··· INPUT MATERIAL
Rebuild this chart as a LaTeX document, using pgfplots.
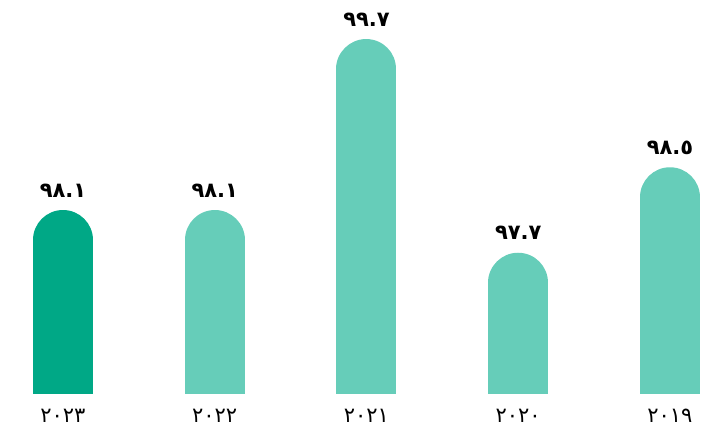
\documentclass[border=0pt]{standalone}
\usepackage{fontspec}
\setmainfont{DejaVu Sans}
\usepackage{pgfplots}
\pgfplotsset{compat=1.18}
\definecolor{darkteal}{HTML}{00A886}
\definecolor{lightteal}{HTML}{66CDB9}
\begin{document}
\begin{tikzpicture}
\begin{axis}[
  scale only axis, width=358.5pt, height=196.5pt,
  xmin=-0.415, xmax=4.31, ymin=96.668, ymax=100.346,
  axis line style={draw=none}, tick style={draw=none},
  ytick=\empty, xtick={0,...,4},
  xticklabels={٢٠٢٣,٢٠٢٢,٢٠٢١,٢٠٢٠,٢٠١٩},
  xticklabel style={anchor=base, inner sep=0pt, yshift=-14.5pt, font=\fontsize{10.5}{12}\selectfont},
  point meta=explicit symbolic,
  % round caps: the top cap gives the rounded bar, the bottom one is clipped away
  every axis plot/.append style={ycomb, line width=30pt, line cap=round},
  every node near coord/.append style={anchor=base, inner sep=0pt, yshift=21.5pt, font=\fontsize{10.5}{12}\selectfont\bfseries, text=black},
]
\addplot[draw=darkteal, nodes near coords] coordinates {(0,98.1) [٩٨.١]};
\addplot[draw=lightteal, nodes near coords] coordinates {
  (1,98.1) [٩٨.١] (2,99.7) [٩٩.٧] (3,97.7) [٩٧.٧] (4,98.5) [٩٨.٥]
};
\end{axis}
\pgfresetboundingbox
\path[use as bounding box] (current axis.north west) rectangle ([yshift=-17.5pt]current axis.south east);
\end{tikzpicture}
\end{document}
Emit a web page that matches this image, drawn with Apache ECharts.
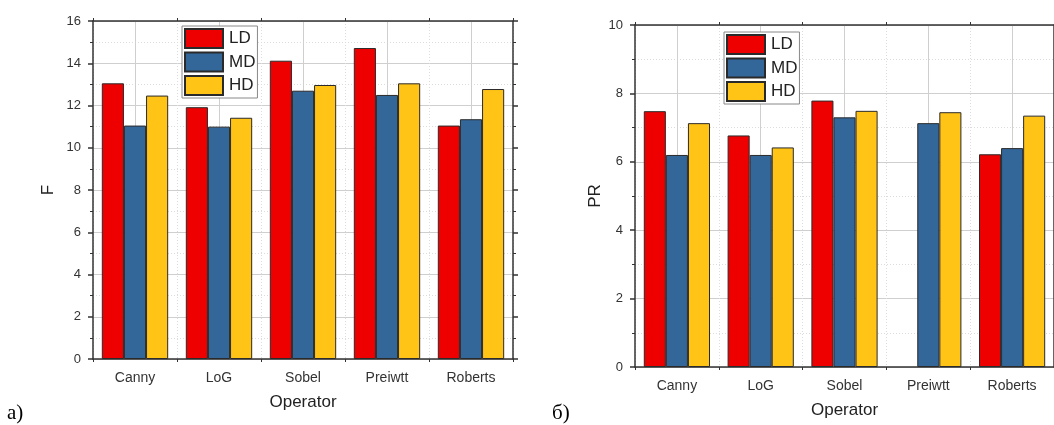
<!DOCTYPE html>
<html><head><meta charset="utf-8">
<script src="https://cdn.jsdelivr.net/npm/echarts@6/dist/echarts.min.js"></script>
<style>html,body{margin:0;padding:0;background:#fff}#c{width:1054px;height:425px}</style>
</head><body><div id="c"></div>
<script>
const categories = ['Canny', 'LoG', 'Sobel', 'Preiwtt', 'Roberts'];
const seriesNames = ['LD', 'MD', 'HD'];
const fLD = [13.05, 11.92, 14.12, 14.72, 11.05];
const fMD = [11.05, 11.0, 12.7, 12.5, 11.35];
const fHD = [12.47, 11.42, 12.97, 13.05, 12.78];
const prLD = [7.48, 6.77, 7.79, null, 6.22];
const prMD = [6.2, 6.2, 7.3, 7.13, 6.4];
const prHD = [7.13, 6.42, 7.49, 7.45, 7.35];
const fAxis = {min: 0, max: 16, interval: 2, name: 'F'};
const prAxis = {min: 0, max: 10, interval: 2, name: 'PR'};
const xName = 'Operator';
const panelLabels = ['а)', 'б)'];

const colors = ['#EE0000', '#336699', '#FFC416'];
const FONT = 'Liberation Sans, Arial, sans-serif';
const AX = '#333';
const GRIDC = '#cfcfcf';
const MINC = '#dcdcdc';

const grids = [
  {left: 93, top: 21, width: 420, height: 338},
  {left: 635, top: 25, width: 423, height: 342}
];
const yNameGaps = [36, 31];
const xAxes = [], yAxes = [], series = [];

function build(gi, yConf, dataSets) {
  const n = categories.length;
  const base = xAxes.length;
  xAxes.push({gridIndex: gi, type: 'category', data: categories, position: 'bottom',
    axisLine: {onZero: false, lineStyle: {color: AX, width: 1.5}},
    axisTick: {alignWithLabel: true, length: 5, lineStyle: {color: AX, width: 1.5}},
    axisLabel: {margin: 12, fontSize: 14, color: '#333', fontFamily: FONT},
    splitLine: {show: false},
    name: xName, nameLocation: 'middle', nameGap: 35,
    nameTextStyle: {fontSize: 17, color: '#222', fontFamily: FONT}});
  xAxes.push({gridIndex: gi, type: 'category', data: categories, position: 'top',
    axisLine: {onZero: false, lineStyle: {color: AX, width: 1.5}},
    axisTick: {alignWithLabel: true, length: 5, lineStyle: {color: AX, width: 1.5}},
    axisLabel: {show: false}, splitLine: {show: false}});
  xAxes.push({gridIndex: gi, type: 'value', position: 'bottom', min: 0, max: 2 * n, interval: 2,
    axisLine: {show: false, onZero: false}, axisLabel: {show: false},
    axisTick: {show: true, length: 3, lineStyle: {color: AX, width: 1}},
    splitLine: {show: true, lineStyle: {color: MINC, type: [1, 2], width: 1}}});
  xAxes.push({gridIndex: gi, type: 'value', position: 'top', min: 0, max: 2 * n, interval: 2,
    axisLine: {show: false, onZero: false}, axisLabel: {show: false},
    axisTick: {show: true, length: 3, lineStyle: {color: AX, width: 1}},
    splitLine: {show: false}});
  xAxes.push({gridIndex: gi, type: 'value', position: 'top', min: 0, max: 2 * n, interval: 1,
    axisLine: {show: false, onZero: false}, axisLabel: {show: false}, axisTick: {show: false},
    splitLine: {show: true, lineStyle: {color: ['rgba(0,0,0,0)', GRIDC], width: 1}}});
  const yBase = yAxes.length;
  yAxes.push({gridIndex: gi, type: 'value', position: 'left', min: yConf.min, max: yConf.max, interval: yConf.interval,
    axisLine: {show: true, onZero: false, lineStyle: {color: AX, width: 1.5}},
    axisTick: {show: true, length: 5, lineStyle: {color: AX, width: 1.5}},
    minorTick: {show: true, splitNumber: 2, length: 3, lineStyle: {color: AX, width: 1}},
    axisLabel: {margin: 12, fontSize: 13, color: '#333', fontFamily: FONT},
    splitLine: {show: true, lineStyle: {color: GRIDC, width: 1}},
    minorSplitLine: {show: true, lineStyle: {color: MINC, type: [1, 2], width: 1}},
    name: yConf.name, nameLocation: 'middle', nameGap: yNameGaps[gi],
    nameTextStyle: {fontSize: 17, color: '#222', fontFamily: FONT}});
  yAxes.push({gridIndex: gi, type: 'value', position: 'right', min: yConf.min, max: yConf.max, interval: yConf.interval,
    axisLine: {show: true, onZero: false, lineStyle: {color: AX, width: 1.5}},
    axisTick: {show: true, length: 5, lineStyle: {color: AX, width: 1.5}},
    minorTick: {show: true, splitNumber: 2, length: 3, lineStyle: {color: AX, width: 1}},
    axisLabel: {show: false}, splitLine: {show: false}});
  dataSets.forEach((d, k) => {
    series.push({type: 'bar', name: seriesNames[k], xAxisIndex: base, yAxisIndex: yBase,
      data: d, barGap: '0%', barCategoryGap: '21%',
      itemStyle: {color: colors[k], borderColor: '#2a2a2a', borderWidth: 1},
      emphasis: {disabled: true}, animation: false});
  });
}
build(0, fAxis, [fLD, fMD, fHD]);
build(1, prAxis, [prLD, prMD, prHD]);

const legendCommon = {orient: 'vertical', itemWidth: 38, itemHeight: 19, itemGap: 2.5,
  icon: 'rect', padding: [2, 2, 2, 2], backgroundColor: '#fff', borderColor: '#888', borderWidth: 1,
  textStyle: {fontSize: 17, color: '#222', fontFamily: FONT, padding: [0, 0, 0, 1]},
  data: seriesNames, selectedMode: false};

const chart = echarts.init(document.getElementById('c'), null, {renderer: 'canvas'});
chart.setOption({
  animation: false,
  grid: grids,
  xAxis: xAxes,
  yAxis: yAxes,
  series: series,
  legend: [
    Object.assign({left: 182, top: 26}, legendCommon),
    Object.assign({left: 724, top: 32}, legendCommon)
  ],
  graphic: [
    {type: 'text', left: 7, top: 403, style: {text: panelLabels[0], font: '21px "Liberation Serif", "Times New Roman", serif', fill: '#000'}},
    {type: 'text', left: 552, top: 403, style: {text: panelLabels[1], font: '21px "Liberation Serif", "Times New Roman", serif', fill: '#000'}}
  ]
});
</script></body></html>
······
**EXERCISE DESCRIPTION:**
From the material above, gather all lines that include the string "this" and copy them.

**SOLVED PROBLEM:**
Rebuild this chart as a LaTeX document, using pgfplots.
Emit a web page that matches this image, drawn with Apache ECharts.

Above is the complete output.